Thursday, March 20, 2014

PINK BOOTIES, BLUE BOOTIES, but no cap and gown

For years I lived and worked in Oxnard, and was included in Strawberry Festival outings and parties in honor of this giant fruit. 

Much more recently, a newspaper story about migrant children working in the fields, drew a much  different picture in my mind that will not, will never, go away.  An adult working in the strawberry fields, wearing a white, space-man safety suit like workers who approach severe radiation.  He is protecting himself from the chemicals used on the fruit. That suit doesn't come in child size.

medpage this week drew my attention to an article in the Atlantic:  The dangerous toxins that threaten our brains.  I hope I may quote some of this for educational purposes and to encourage you to read the Atlantic article.

For openers,  Dr. David Bellinger, a professor of neurology at Harvard Medical School, has compared intelligence quotients among children whose mothers had been exposed to lead, mercury, and organophosphates while pregnant to those who had not. Bellinger calculates a total loss of 16.9 million IQ points due to exposure to organophosphates, the most common pesticides used in agriculture.

There are attention-getting pictures of dangerous toxins, including some we thought we'd got rid of some time ago.  

Then a segue intro to another article some of us have heard about.  
 "Philippe Grandjean, Bellinger’s Harvard colleague, and Philip Landrigan, dean for global health at Mount Sinai School of Medicine in Manhattan, announced to some controversy in the pages of a prestigious medical journal that a “silent pandemic” of toxins has been damaging the brains of unborn children."

 That article is where some of us who once lived and worked in design in California learned belatedly about the  list of the big danger toxins, including flame retardants.

I don't want to scare your pregnant relatives into fits, but . . . those numbers about brain cells lost, endangered in the womb. . don't they make you want to call the White House?  Yell at Congress?  Shake some politician loose from his teeth?  

A point is raised:  how much exposure is too much?  We've believed for too long that there are safe limits.
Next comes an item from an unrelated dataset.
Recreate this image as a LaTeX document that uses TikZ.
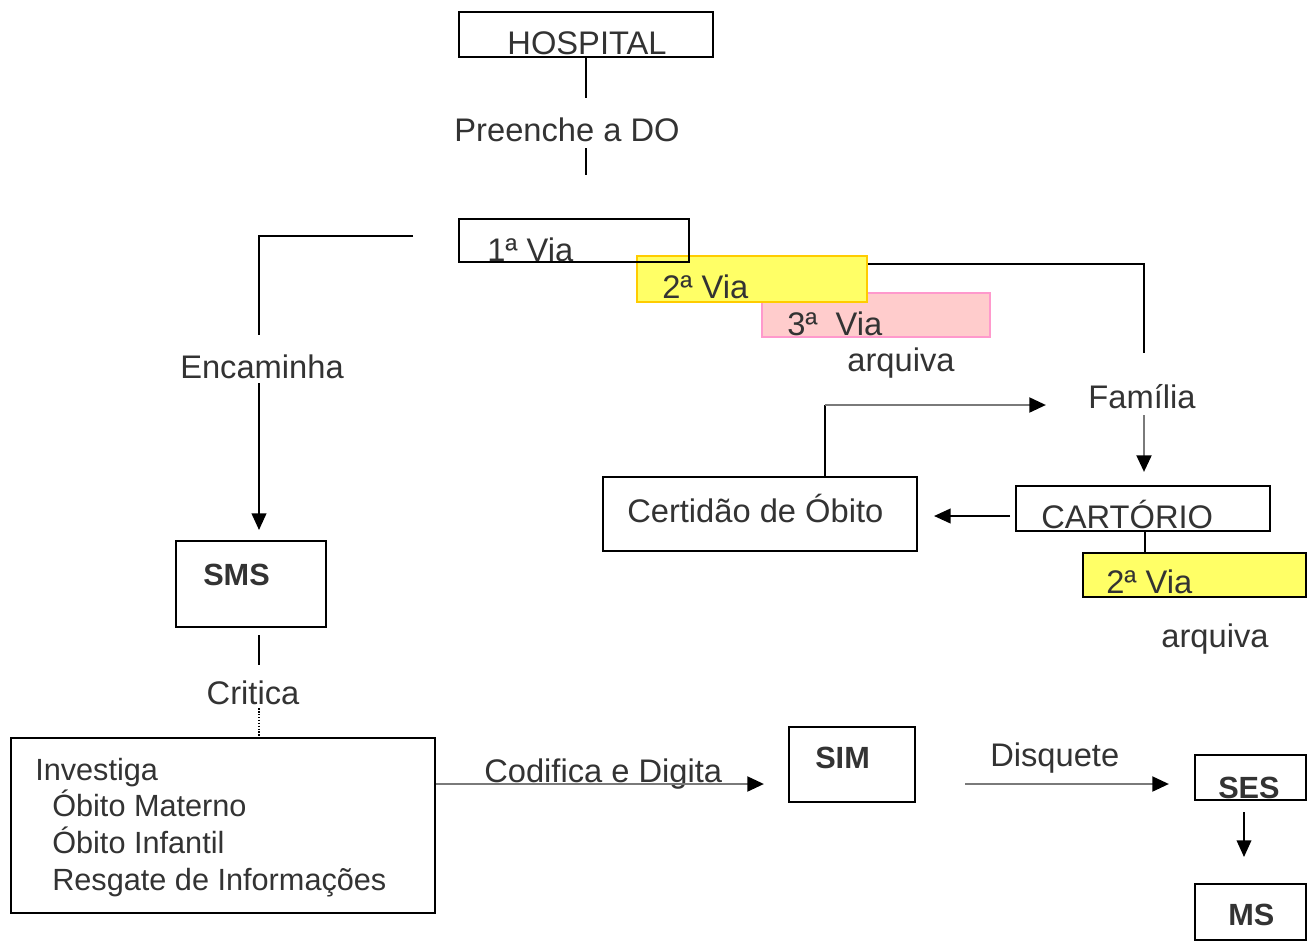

As Charles Kettering once said  "It ain’t what you don’t know that gets you into trouble.  It's what you know that just ain't so."

For some babies, it's too late.  The article insists: The brains you're born with are the brains you get.

A picture of a snowy white house in an old ad for lead house paint ads leads us to an urgent conclusion:   We have no rules and no good tests for new chemicals that may cause undreamed of brain damage years down the road. 

The "repair" bills in the legislature now do NOT provide those precautionary rules and tests for future chemicals.  

This is where we either use our patient voices or look the other way.